Sweating, nausea, dizziness and unusual fatigue may not sound like typical heart attack symptoms, but they are common for women. Pain, pressure or discomfort in the chest is not always severe or even the most prominent heart attack symptom, particularly in women. These symptoms may occur more often when women are resting or even asleep.

“That is why it’s important for women to understand their unique symptoms and work to reduce their risk of heart disease,” says Elizabeth Leschensky, family nurse practitioner at Mayo Clinic Health System Franciscan Healthcare in Waukon.

Certain factors play a bigger role in the development of heart disease in women than the traditional risks of high cholesterol, high blood pressure and obesity. “Women should control traditional risk factors as well as these to help prevent heart disease,” says Leschensky.

Those factors include diabetes, mental stress, depression, smoking, inactivity and hyperlipidemia. Conditions including menopause, broken heart syndrome and pregnancy complications may also increase a woman’s risk for heart disease.
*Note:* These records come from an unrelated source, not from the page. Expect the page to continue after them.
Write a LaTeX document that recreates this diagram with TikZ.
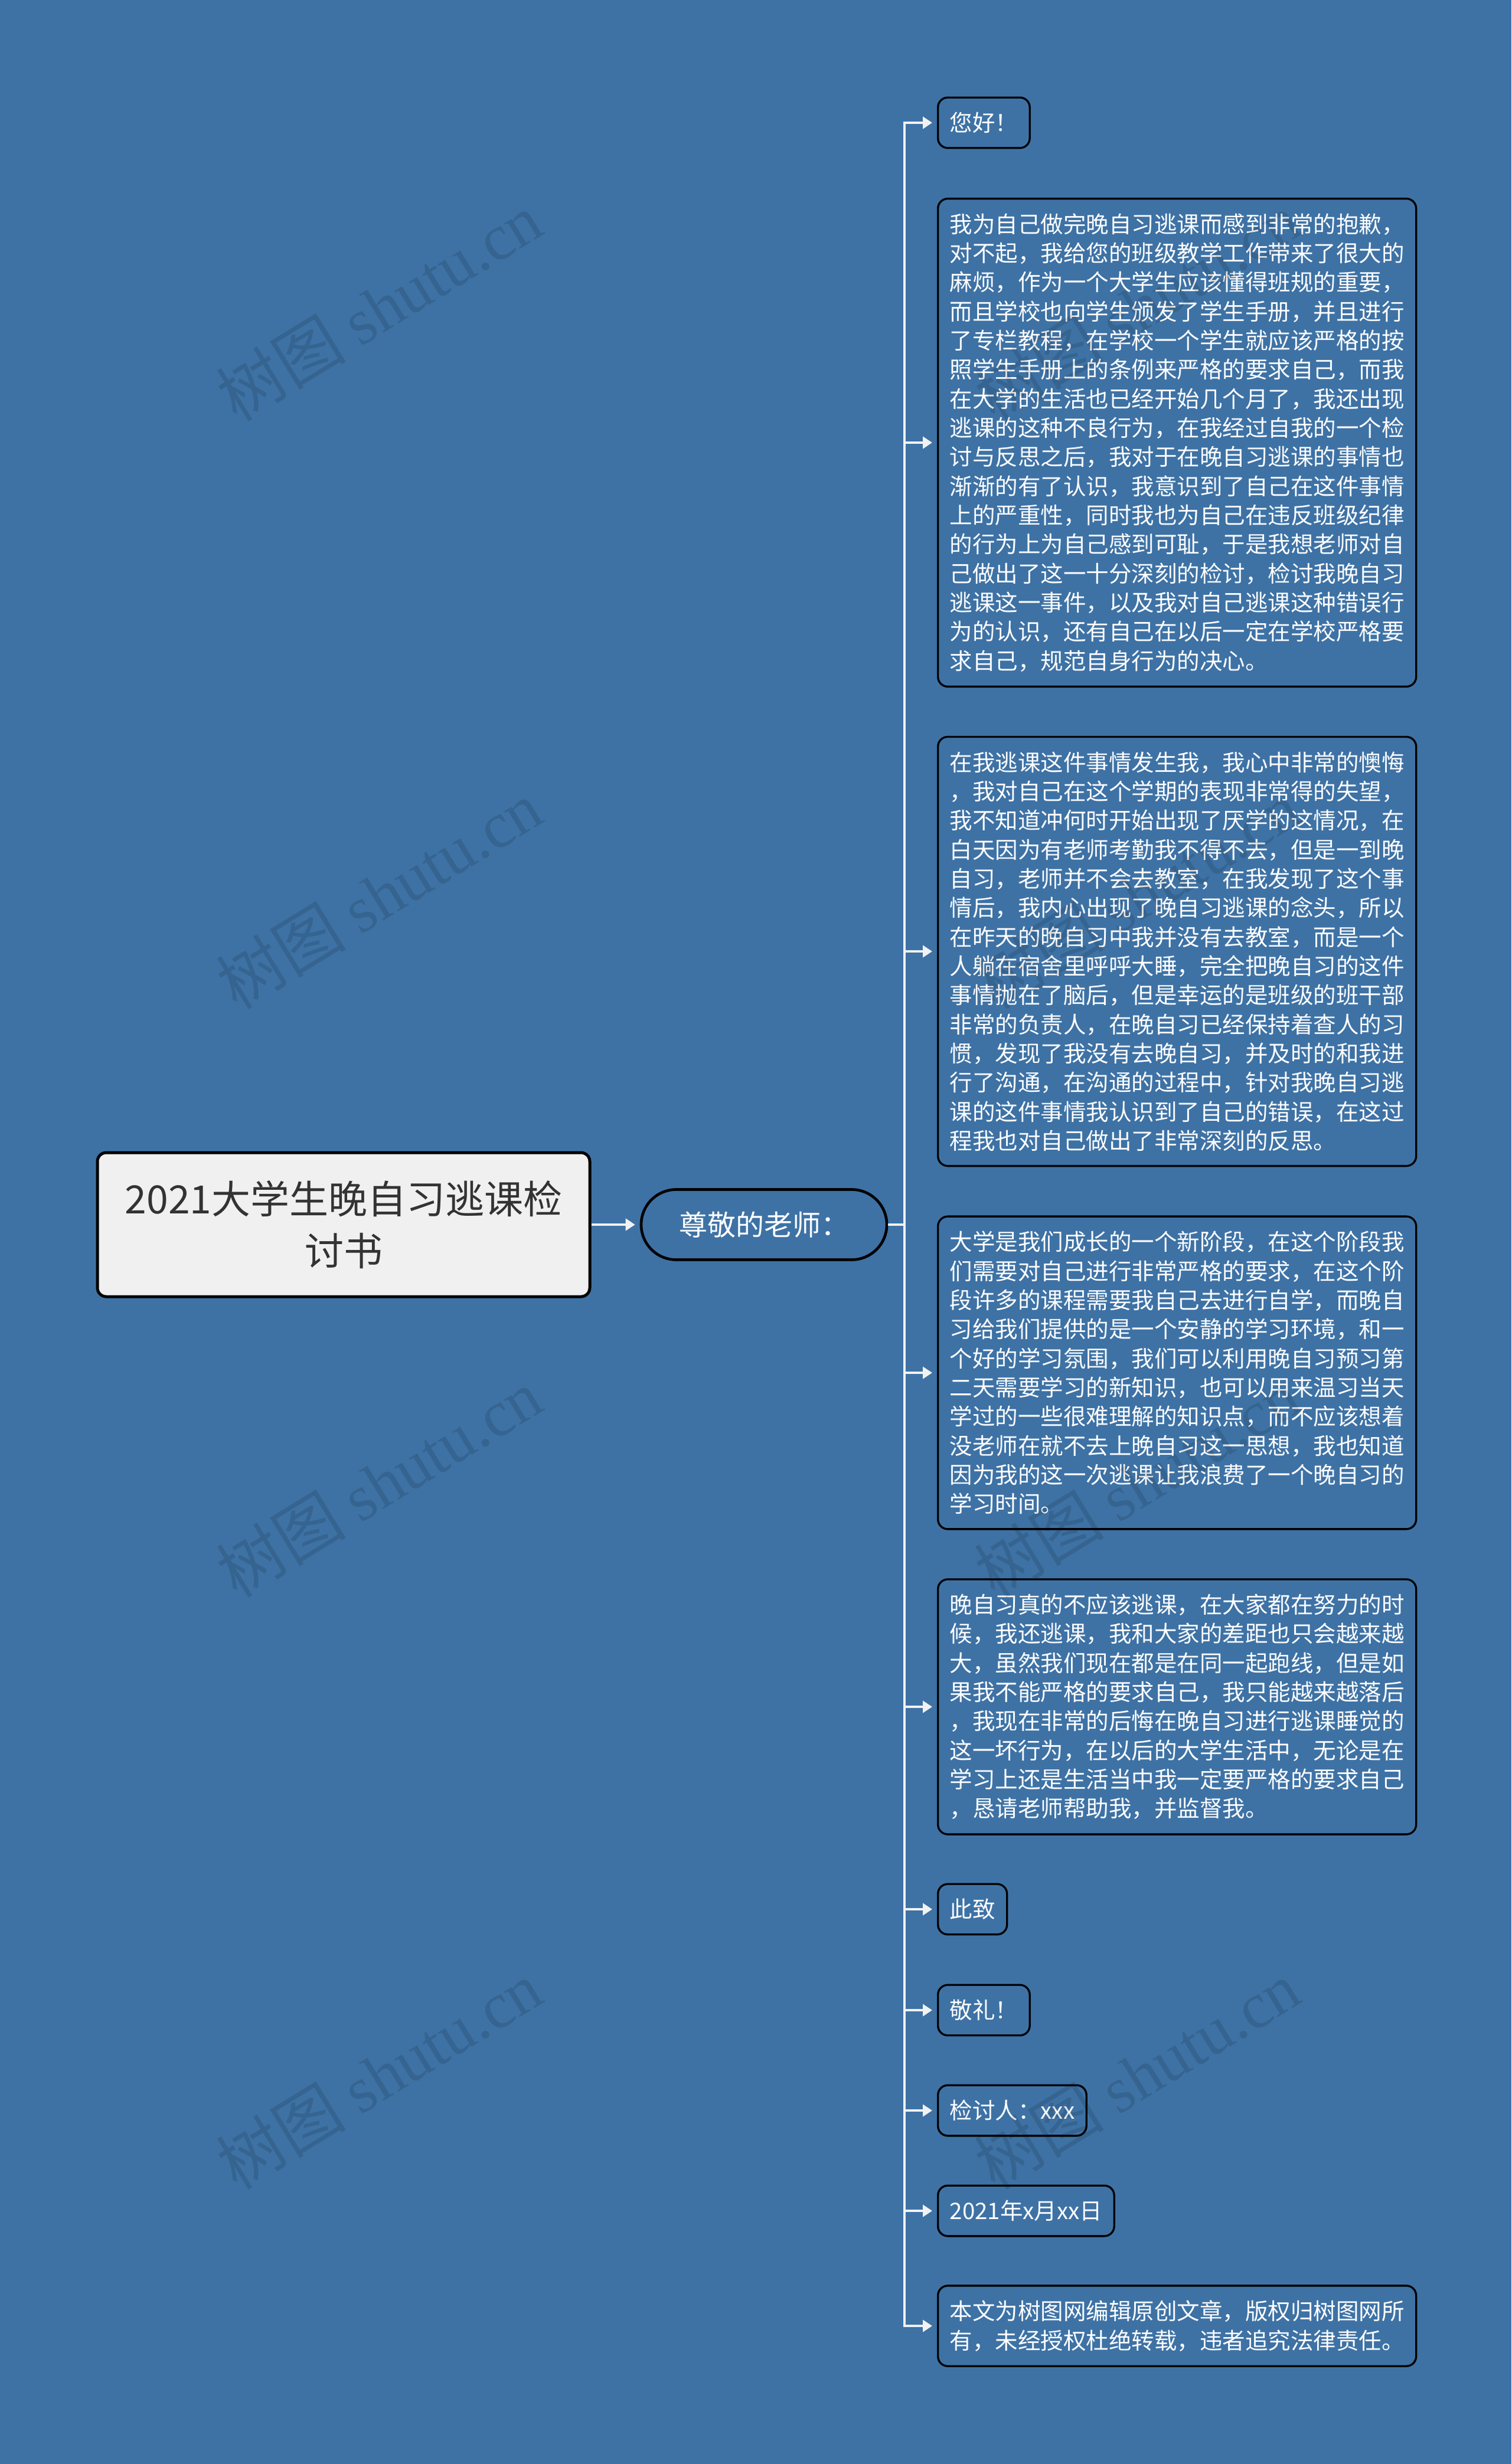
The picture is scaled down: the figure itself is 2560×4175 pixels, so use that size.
\documentclass[tikz,border=0pt]{standalone}
\usepackage{fontspec}
\setmainfont{Noto Sans CJK SC}
\newfontfamily\wmfont{Liberation Serif}
\usetikzlibrary{arrows.meta}

\definecolor{bgblue}{HTML}{3E72A5}
\definecolor{lineclr}{HTML}{F2F2F2}
\definecolor{rootfill}{HTML}{F0F0F0}
\definecolor{roottext}{HTML}{333333}

\tikzstyle{root} = [draw=black, line width=1.5pt, rounded corners=4.5pt, fill=rootfill, text=roottext, minimum width=250.2pt, minimum height=73.2pt, align=center, font=\fontsize{19.8pt}{26.4pt}\selectfont]
\tikzstyle{sub} = [draw=black, line width=1.4pt, rounded corners=17.8pt, fill=bgblue, text=white, minimum width=124.8pt, minimum height=35.7pt, font=\fontsize{14.4pt}{18pt}\selectfont]
\tikzstyle{leaf} = [draw=black, line width=1pt, rounded corners=5pt, text=white, anchor=west, align=left, inner xsep=6pt, inner ysep=7.5pt, font=\fontsize{11.55pt}{14.8pt}\selectfont]
\tikzstyle{link} = [draw=lineclr, line width=1.35pt, -{Triangle[length=4.8pt,width=6pt]}, shorten >=2.4pt]
\tikzstyle{trunk} = [draw=lineclr, line width=1.35pt]
\tikzstyle{wmark} = [rotate=31.5, text=black, opacity=0.12, font=\fontsize{33pt}{33pt}\selectfont]

\begin{document}
\begin{tikzpicture}[x=0.3pt, y=-0.3pt]
\useasboundingbox (0,0) rectangle (2560,4175);
\fill[bgblue] (0,0) rectangle (2560,4175);

% Title and greeting
\node (title) [root] at (582,2075) {2021大学生晚自习逃课检\\讨书};
\node (mid) [sub] at (1294,2075) {尊敬的老师：};
\coordinate (jn) at (1532,2075);

% Letter
\node (greet) [leaf] at (1587,208) {您好！};
\node (p1) [leaf] at (1587,750) {我为自己做完晚自习逃课而感到非常的抱歉，\\
对不起，我给您的班级教学工作带来了很大的\\
麻烦，作为一个大学生应该懂得班规的重要，\\
而且学校也向学生颁发了学生手册，并且进行\\
了专栏教程，在学校一个学生就应该严格的按\\
照学生手册上的条例来严格的要求自己，而我\\
在大学的生活也已经开始几个月了，我还出现\\
逃课的这种不良行为，在我经过自我的一个检\\
讨与反思之后，我对于在晚自习逃课的事情也\\
渐渐的有了认识，我意识到了自己在这件事情\\
上的严重性，同时我也为自己在违反班级纪律\\
的行为上为自己感到可耻，于是我想老师对自\\
己做出了这一十分深刻的检讨，检讨我晚自习\\
逃课这一事件，以及我对自己逃课这种错误行\\
为的认识，还有自己在以后一定在学校严格要\\
求自己，规范自身行为的决心。};
\node (p2) [leaf] at (1587,1612) {在我逃课这件事情发生我，我心中非常的懊悔\\
，我对自己在这个学期的表现非常得的失望，\\
我不知道冲何时开始出现了厌学的这情况，在\\
白天因为有老师考勤我不得不去，但是一到晚\\
自习，老师并不会去教室，在我发现了这个事\\
情后，我内心出现了晚自习逃课的念头，所以\\
在昨天的晚自习中我并没有去教室，而是一个\\
人躺在宿舍里呼呼大睡，完全把晚自习的这件\\
事情抛在了脑后，但是幸运的是班级的班干部\\
非常的负责人，在晚自习已经保持着查人的习\\
惯，发现了我没有去晚自习，并及时的和我进\\
行了沟通，在沟通的过程中，针对我晚自习逃\\
课的这件事情我认识到了自己的错误，在这过\\
程我也对自己做出了非常深刻的反思。};
\node (p3) [leaf] at (1587,2326) {大学是我们成长的一个新阶段，在这个阶段我\\
们需要对自己进行非常严格的要求，在这个阶\\
段许多的课程需要我自己去进行自学，而晚自\\
习给我们提供的是一个安静的学习环境，和一\\
个好的学习氛围，我们可以利用晚自习预习第\\
二天需要学习的新知识，也可以用来温习当天\\
学过的一些很难理解的知识点，而不应该想着\\
没老师在就不去上晚自习这一思想，我也知道\\
因为我的这一次逃课让我浪费了一个晚自习的\\
学习时间。};
\node (p4) [leaf] at (1587,2892) {晚自习真的不应该逃课，在大家都在努力的时\\
候，我还逃课，我和大家的差距也只会越来越\\
大，虽然我们现在都是在同一起跑线，但是如\\
果我不能严格的要求自己，我只能越来越落后\\
，我现在非常的后悔在晚自习进行逃课睡觉的\\
这一坏行为，在以后的大学生活中，无论是在\\
学习上还是生活当中我一定要严格的要求自己\\
，恳请老师帮助我，并监督我。};
\node (close1) [leaf] at (1587,3235) {此致};
\node (close2) [leaf] at (1587,3406) {敬礼！};
\node (signer) [leaf] at (1587,3576) {检讨人：xxx};
\node (date) [leaf] at (1587,3746) {2021年x月xx日};
\node (note) [leaf] at (1587,3941) {本文为树图网编辑原创文章，版权归树图网所\\
有，未经授权杜绝转载，违者追究法律责任。};

% Connectors
\draw [link] (title) -- (mid);
\draw [trunk] (mid.east) -- (jn);
\draw [link] (jn) |- (greet.west);
\draw [link] (jn) |- (p1.west);
\draw [link] (jn) |- (p2.west);
\draw [link] (jn) |- (p3.west);
\draw [link] (jn) |- (p4.west);
\draw [link] (jn) |- (close1.west);
\draw [link] (jn) |- (close2.west);
\draw [link] (jn) |- (signer.west);
\draw [link] (jn) |- (date.west);
\draw [link] (jn) |- (note.west);

% Watermarks
\node (wm1) [wmark] at (642,520) {树图 {\wmfont shutu.cn}};
\node (wm2) [wmark] at (642,1516) {树图 {\wmfont shutu.cn}};
\node (wm3) [wmark] at (642,2513) {树图 {\wmfont shutu.cn}};
\node (wm4) [wmark] at (642,3516) {树图 {\wmfont shutu.cn}};
\node (wm5) [wmark] at (1926,520) {树图 {\wmfont shutu.cn}};
\node (wm6) [wmark] at (1926,1516) {树图 {\wmfont shutu.cn}};
\node (wm7) [wmark] at (1926,2513) {树图 {\wmfont shutu.cn}};
\node (wm8) [wmark] at (1926,3516) {树图 {\wmfont shutu.cn}};
\end{tikzpicture}
\end{document}
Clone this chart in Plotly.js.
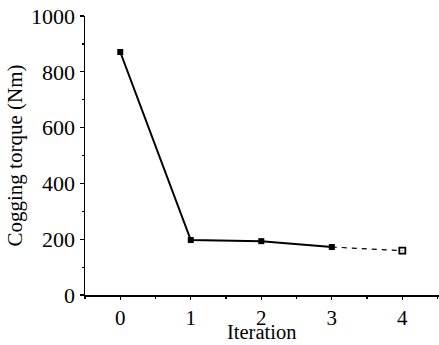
<!DOCTYPE html>
<html><head><meta charset="utf-8">
<script src="https://cdn.plot.ly/plotly-3.0.1.min.js"></script>
<style>html,body{margin:0;padding:0;background:#fff}#c{width:439px;height:345px}</style>
</head><body><div id="c"></div>
<script>
const iterSolid = [0, 1, 2, 3];
const torqueSolid = [871, 197, 193, 172];
const iterDashed = [3, 4];
const torqueDashed = [172, 159];
const xTicks = [0, 1, 2, 3, 4];
const yTicks = [0, 200, 400, 600, 800, 1000];

const font = {family: 'Liberation Serif, Times New Roman, serif', color: '#000'};
const data = [
  {x: iterSolid, y: torqueSolid, mode: 'lines+markers', type: 'scatter',
   line: {color: '#000', width: 2}, marker: {symbol: 'square', size: 6, color: '#000'}},
  {x: iterDashed, y: torqueDashed, mode: 'lines', type: 'scatter',
   line: {color: '#000', width: 1.2, dash: '5px,5px'}},
  {x: [iterDashed[1]], y: [torqueDashed[1]], mode: 'markers', type: 'scatter',
   marker: {symbol: 'square-open', size: 6, color: '#000', line: {width: 1.8}}}
];
const layout = {
  width: 439, height: 345, showlegend: false,
  paper_bgcolor: '#fff', plot_bgcolor: '#fff',
  margin: {l: 85, r: 0, t: 16, b: 50},
  font: font,
  xaxis: {range: [-0.5, 4.52], tickvals: xTicks, ticktext: xTicks.map(String),
    showgrid: false, zeroline: false, showline: true, linecolor: '#000', linewidth: 1.5,
    ticks: 'outside', ticklen: 3, tickwidth: 1.2, tickcolor: '#000',
    minor: {dtick: 0.5, tick0: 0, ticks: 'outside', ticklen: 2, tickcolor: '#000', showgrid: false},
    tickfont: {size: 21, family: font.family}},
  yaxis: {range: [0, 1000], tickvals: yTicks, ticktext: yTicks.map(String),
    showgrid: false, zeroline: false, showline: true, linecolor: '#000', linewidth: 1.5,
    ticks: 'outside', ticklen: 4, tickwidth: 1.2, tickcolor: '#000',
    minor: {dtick: 100, tick0: 0, ticks: 'outside', ticklen: 2, tickcolor: '#000', showgrid: false},
    tickfont: {size: 22, family: font.family},
    title: {text: 'Cogging torque (Nm)', font: {size: 21, family: font.family}, standoff: 2}},
  annotations: [{text: 'Iteration', xref: 'x', yref: 'paper', x: 2, y: 0, yshift: -50,
    xanchor: 'center', yanchor: 'bottom', showarrow: false,
    font: {size: 20.5, family: font.family, color: '#000'}}]
};
Plotly.newPlot('c', data, layout, {displayModeBar: false, staticPlot: true});
</script></body></html>
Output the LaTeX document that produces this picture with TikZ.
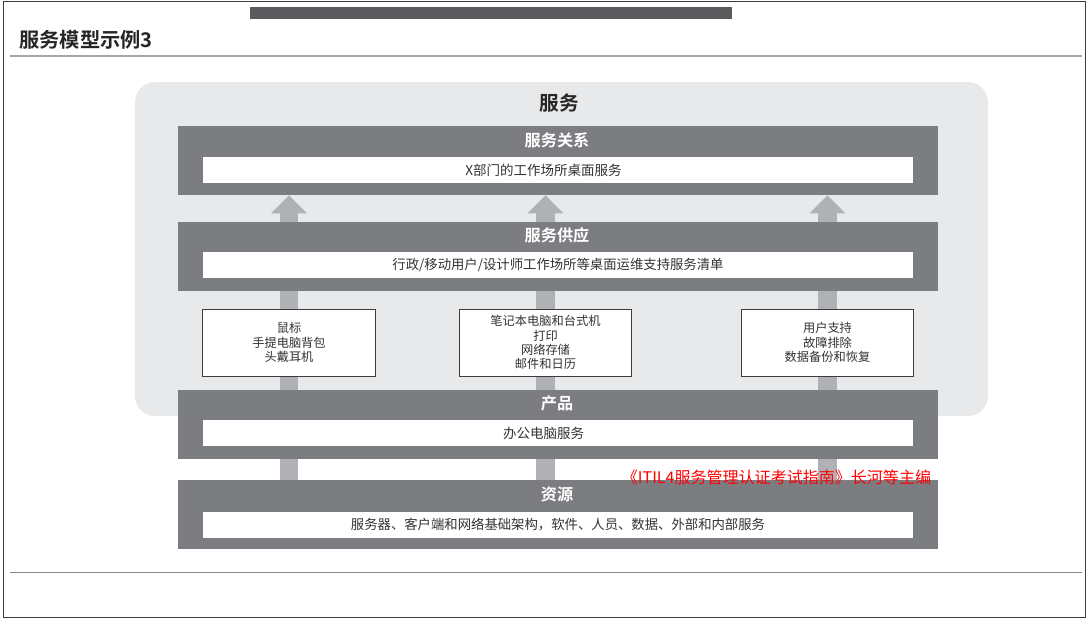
\documentclass[tikz,border=0pt]{standalone}
\usepackage{fontspec}
\setmainfont{Noto Sans CJK SC}[BoldFont={Noto Sans CJK SC Bold}]
\usetikzlibrary{arrows.meta,positioning}
\definecolor{bandgray}{HTML}{7C7D81}
\definecolor{arrgray}{HTML}{B0B1B5}
\definecolor{panelgray}{HTML}{E8E9EB}
\definecolor{topgray}{HTML}{5B5B5D}
\definecolor{linegray}{HTML}{A6A6A6}
\definecolor{textgray}{HTML}{333333}
\definecolor{boxline}{HTML}{3C3C3C}
\pgfdeclarelayer{back}
\pgfdeclarelayer{mid}
\pgfsetlayers{back,mid,main}

\begin{document}
\begin{tikzpicture}[x=0.025cm,y=-0.025cm,
  band/.style={fill=bandgray,minimum width=19cm,minimum height=1.725cm,inner sep=0pt},
  bandtitle/.style={font=\bfseries\fontsize{11.5}{12}\selectfont,text=white,inner sep=0pt},
  bar/.style={fill=white,minimum width=17.75cm,minimum height=0.65cm,inner sep=0pt,
    font=\fontsize{9.5}{11}\selectfont,text=textgray},
  bartext/.style={inner sep=0pt,font=\fontsize{9.6}{11}\selectfont,text=textgray},
  item/.style={draw=boxline,fill=white,line width=0.7pt,minimum width=4.3cm,minimum height=1.675cm,
    align=center,inner sep=0pt,font=\fontsize{8.7}{10.2}\selectfont,text=textgray},
  uparr/.style={draw=arrgray,line width=0.47cm,-{Triangle[length=0.45cm,width=0.9cm,line width=0pt]}}]
\useasboundingbox (0,0) rectangle (1091,621);
\draw[boxline,line width=0.7pt] (3,1) rectangle (1085,617);
\fill[topgray] (250,7) rectangle (732,19);
\node[anchor=west,font=\bfseries\fontsize{14.4}{16}\selectfont,text=black!85,inner sep=0pt] (title) at (19,40) {服务模型示例3};
\draw[linegray,line width=1.1pt] (10,56) -- (1082,56);
\draw[linegray!80!black,line width=0.6pt] (10,572) -- (1082,572);

\begin{pgfonlayer}{back}
\fill[panelgray,rounded corners=0.5cm] (135,82) rectangle (988,416);
\end{pgfonlayer}
\node[font=\bfseries\fontsize{14}{16}\selectfont,text=black!85,inner sep=0pt] (svc) at (559,103) {服务};

\node[band] (rel) at (558,160.5) {};
\node[bandtitle] (relt) at (557,140) {服务关系};
\node[bar] (relbar) at (558,170) {};
\node[bartext] (relx) at (543.5,170) {X部门的工作场所桌面服务};

\node[band] (sup) at (558,256) {};
\node[bandtitle] (supt) at (557,235) {服务供应};
\node[bar] (supbar) at (558,265) {行政/移动用户/设计师工作场所等桌面运维支持服务清单};

\node[item] (b1) at (289,342.5) {鼠标\\手提电脑背包\\头戴耳机};
\node[item] (b2) at (545.5,342.5) {笔记本电脑和台式机\\打印\\网络存储\\邮件和日历};
\node[item] (b3) at (827.5,342.5) {用户支持\\故障排除\\数据备份和恢复};

\node[band] (prod) at (558,424) {};
\node[bandtitle] (prodt) at (557,403.5) {产品};
\node[bar] (prodbar) at (558,433) {};
\node[bartext] (prodx) at (543.5,433) {办公电脑服务};

\node[band] (res) at (558,514.5) {};
\node[bandtitle] (rest) at (557,494) {资源};
\node[bar] (resbar) at (558,524.5) {服务器、客户端和网络基础架构，软件、人员、数据、外部和内部服务};

\begin{pgfonlayer}{mid}
\draw[uparr] (res.north -| b1) -- (rel.south -| b1);
\draw[uparr] (res.north -| b2) -- (rel.south -| b2);
\draw[uparr] (res.north -| b3) -- (rel.south -| b3);
\end{pgfonlayer}

\node[text=red,font=\fontsize{11.4}{13}\selectfont,inner sep=0pt] (src) at (776.5,477.5) {《ITIL4服务管理认证考试指南》长河等主编};
\end{tikzpicture}
\end{document}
Leschensky stresses that women of all ages should take heart disease seriously. “Women tend to show up in emergency rooms after heart damage has already occurred because their symptoms are not those usually associated with a heart attack and because women may downplay their symptoms,” she says.

Anyone who experiences these symptoms or thinks they are having a heart attack should call for emergency medical help immediately.